Something was done. The Osage were married or befriended and then murdered. It’s still not certain how many were slaughtered. Between 1907 and 1923, the Osage death rate was more than one and a half times higher than the death rate for whites, when, with their higher standard of living, should by all rights have been lower. Eventually, the nascent FBI was sent to investigate since local law enforcement was either involved in the killings or simply ignored them.

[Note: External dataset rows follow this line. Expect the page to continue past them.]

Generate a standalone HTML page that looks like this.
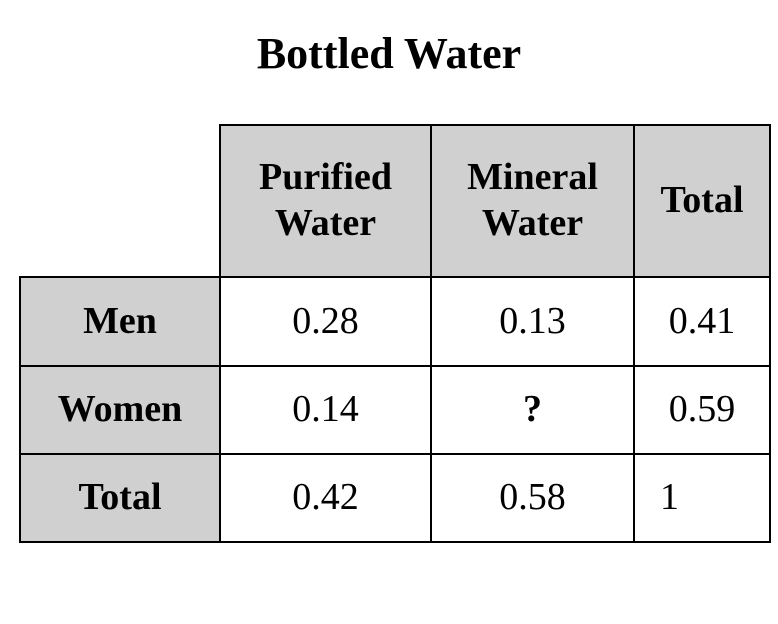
<!DOCTYPE html>
<html><head><meta charset="utf-8"><style>
body{margin:0;width:778px;height:624px;background:#fff;position:relative;overflow:hidden;font-family:"Liberation Serif",serif;}
.t{position:absolute;left:0;width:778px;top:28px;text-align:center;font-weight:bold;font-size:44px;}
.c{position:absolute;box-sizing:border-box;border:2px solid #000;display:flex;align-items:center;justify-content:center;text-align:center;font-size:38px;line-height:1.2;}
.g{background:#d0d0d0;font-weight:bold;}
</style></head><body>
<div class="t">Bottled Water</div>
<div>
<div class="c g" style="left:219px;top:124px;width:213px;height:154px">Purified<br>Water</div>
<div class="c g" style="left:430px;top:124px;width:205px;height:154px">Mineral<br>Water</div>
<div class="c g" style="left:633px;top:124px;width:138px;height:154px">Total</div>

<div class="c g" style="left:19px;top:276px;width:202px;height:91px">Men</div>
<div class="c" style="left:219px;top:276px;width:213px;height:91px">0.28</div>
<div class="c" style="left:430px;top:276px;width:205px;height:91px">0.13</div>
<div class="c" style="left:633px;top:276px;width:138px;height:91px">0.41</div>

<div class="c g" style="left:19px;top:365px;width:202px;height:90px">Women</div>
<div class="c" style="left:219px;top:365px;width:213px;height:90px">0.14</div>
<div class="c" style="left:430px;top:365px;width:205px;height:90px;font-weight:bold">?</div>
<div class="c" style="left:633px;top:365px;width:138px;height:90px">0.59</div>

<div class="c g" style="left:19px;top:453px;width:202px;height:90px">Total</div>
<div class="c" style="left:219px;top:453px;width:213px;height:90px">0.42</div>
<div class="c" style="left:430px;top:453px;width:205px;height:90px">0.58</div>
<div class="c" style="left:633px;top:453px;width:138px;height:90px;justify-content:flex-start;padding-left:25px">1</div>
</div>
</body></html>
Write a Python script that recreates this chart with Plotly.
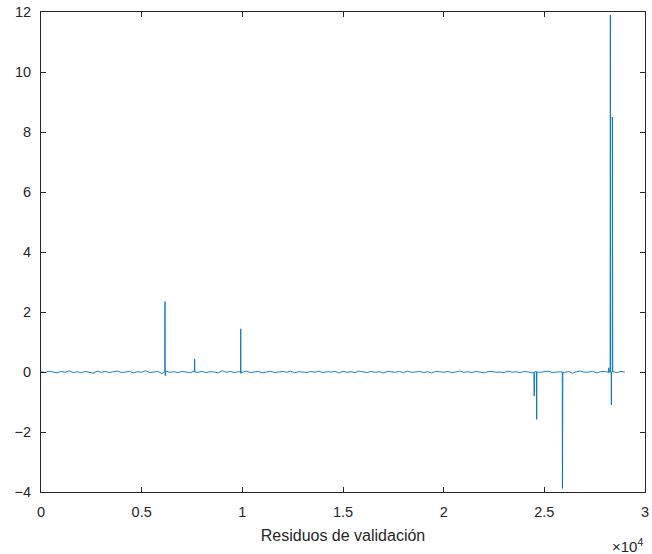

Grann constructs his story through the prism of a single family, but even so there are scores of characters. A consummate researcher, he provides valuable context on everything from the state of forensic pathology in the early 1920s to the boarding schools that young Native Americans were forced to attend. All of this paints a shocking and horrifying picture of a community of willful executioners, who were either active in the murderous conspiracy or turned a blind eye.


If there is a hero in this story, it is Tom White, the frontier lawmen who uncovered a murder conspiracy, with one man at its center. A mote of justice was achieved when this man was convicted, but Hoover had no interest in shining too bright of a light on the other murders against the Osage. To him, the investigation was simply a means to promote his new “Bureau.” Once that was achieved, Osage were of no more use to him.

Killers of the Flower Moon is nonfiction that reads like fiction, with a cast of memorable characters one might find in the pages of a thriller. But because this story is true, its impact is more profound and heartrending than any fiction could ever be—a true American tragedy.